В 1999 году доля доходов бюджета от экспорта нефти составляла всего 18 %, в 2014-м она уже превышала 50 %.
Мы сегодня входим в длительный цикл низких цен на сырье.
СССР сделал ставку на экспорт энергии и минеральных ресурсов. Создание инфраструктуры экспорта, добывающего комплекса, энергокомплекса стали главными экономическими задачами.
Промышленность была выстроена «под ресурсы» и новая Россия унаследовала однобокую экономику.
Ресурсы для бюджета поставляют нефть и газ.
Бизнес испытывает на себе высокие административные риски и страдает от высокой ставки процента — и поэтому просто не может играть в долгую и строить производства, заниматься разработкой технологий.
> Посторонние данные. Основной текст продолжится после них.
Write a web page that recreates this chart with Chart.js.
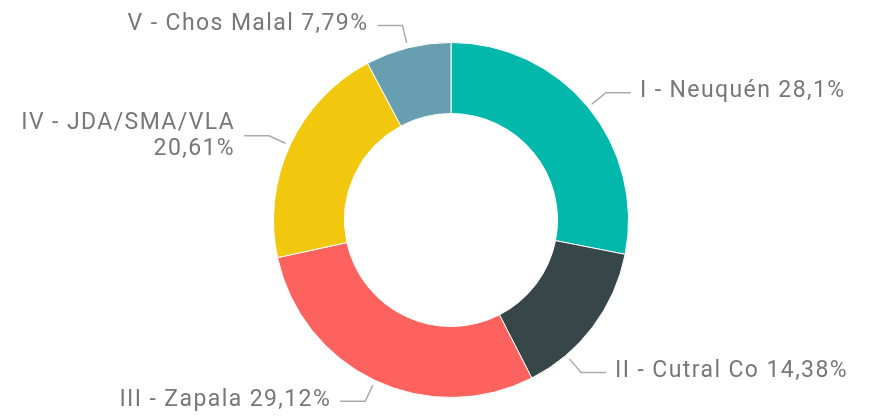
<!DOCTYPE html>
<html>
<head>
<meta charset="utf-8">
<script src="https://cdn.jsdelivr.net/npm/chart.js@4/dist/chart.umd.min.js"></script>
<style>
  html, body { margin: 0; padding: 0; background: #fff; }
</style>
</head>
<body>
<canvas id="regions-chart" width="871" height="416"></canvas>
<script>
const regions = ['I - Neuquén', 'II - Cutral Co', 'III - Zapala', 'IV - JDA/SMA/VLA', 'V - Chos Malal'];
const shares = [28.1, 14.38, 29.12, 20.61, 7.79];
const sliceColors = ['#01B8AA', '#374649', '#FD625E', '#F2C80F', '#689FB0'];

const pct = v => String(v).replace('.', ',') + '%';

// etiquetas con línea guía, estilo Power BI
const leaderLabels = {
    id: 'leaderLabels',
    afterDatasetsDraw(chart, args, opts) {
        const ctx = chart.ctx;
        const meta = chart.getDatasetMeta(0);
        ctx.save();
        ctx.font = opts.font;
        if ('letterSpacing' in ctx) ctx.letterSpacing = opts.spacing;
        ctx.textBaseline = 'middle';
        meta.data.forEach((arc, i) => {
            const p = arc.getProps(['x', 'y', 'startAngle', 'endAngle', 'outerRadius'], true);
            const mid = (p.startAngle + p.endAngle) / 2 + (opts.shift[i] || 0) * Math.PI / 180;
            const cos = Math.cos(mid), sin = Math.sin(mid);
            const r1 = p.outerRadius + 5, r2 = p.outerRadius + 23;
            const x1 = p.x + cos * r1, y1 = p.y + sin * r1;
            const x2 = p.x + cos * r2, y2 = p.y + sin * r2;
            const right = cos >= 0;
            const x3 = x2 + (right ? 25 : -25);

            ctx.strokeStyle = opts.lineColor;
            ctx.lineWidth = 1.5;
            ctx.beginPath();
            ctx.moveTo(x1, y1);
            ctx.lineTo(x2, y2);
            ctx.lineTo(x3, y2);
            ctx.stroke();

            const tx = x3 + (right ? 9 : -9);
            const text = chart.data.labels[i] + ' ' + pct(chart.data.datasets[0].data[i]);
            ctx.fillStyle = opts.color;
            ctx.textAlign = right ? 'left' : 'right';
            const w = ctx.measureText(text).width;
            const fits = right ? tx + w < chart.width - 4 : tx - w > 4;
            if (fits) {
                ctx.fillText(text, tx, y2 - 1);
            } else {
                ctx.fillText(chart.data.labels[i], tx, y2 - 12);
                ctx.fillText(pct(chart.data.datasets[0].data[i]), tx, y2 + 14);
            }
        });
        ctx.restore();
    }
};

new Chart(document.getElementById('regions-chart').getContext('2d'), {
    type: 'doughnut',
    data: {
        labels: regions,
        datasets: [{
            data: shares,
            backgroundColor: sliceColors,
            borderColor: '#ffffff',
            borderWidth: 1
        }]
    },
    options: {
        responsive: false,
        animation: false,
        cutout: '60%',
        layout: { padding: { top: 42, bottom: 18, left: 272, right: 241 } },
        plugins: {
            legend: { display: false },
            tooltip: { enabled: false },
            leaderLabels: {
                font: '23px Roboto',
                spacing: '1.4px',
                color: '#777777',
                lineColor: '#AAAAAA',
                shift: [0, 12.5, 0, 0, 0]
            }
        }
    },
    plugins: [leaderLabels]
});
</script>
</body>
</html>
Относительно безопасным остается только короткий торговый цикл (продал сырье за рубеж — купил импорт — продал в России), и доля торговли в ВВП растет до уникальных 29 %.
Множество граждан страны вместо производительного труда, в силу отсутствия бизнесов, инфраструктуры рынка, стимулов со стороны государства, продолжают пополнять ряды бессмысленных государственных управленцев низшего звена, охранников, сотрудников госкорпораций, производимый ВВП на каждого из которых в 2–3 раза меньше, чем в частных зарубежных аналогах. Консолидация экономики достигает и банковской сферы — государственные неэффективные и непрозрачные банки вытесняют более мелкие частные.
Чтобы занять миллионы не готовых вести бизнес в стране, начинается активная милитаризация: взлетают расходы на ВПК, растет обслуживающая его периферия. Расходы на ВПК отнимают ресурсы, фактически переводя их в обеспечение 2 млн сотрудников, 3 млн членов их семей и еще 5 млн связанных с ними работников.
Сформировался замкнутый круг ресурсного проклятия: советское наследие не располагало к диверсификации; конкуренция с нефтью убила остальной бизнес; государству было выгодно дискриминировать независимый капитал, и это привело к дискриминации всех остальных индустрий и внутреннего рынка в пользу нефти и экспортно-импортных операций; население за счет нефтяных сверхдоходов, с одной стороны, нарастило потребление, с другой — развило иждивенческую модель в экономических отношениях с государством, которое ради компенсации населению поборов неэффективных монополий убило региональные бюджеты и лишило их возможности местной диверсификации.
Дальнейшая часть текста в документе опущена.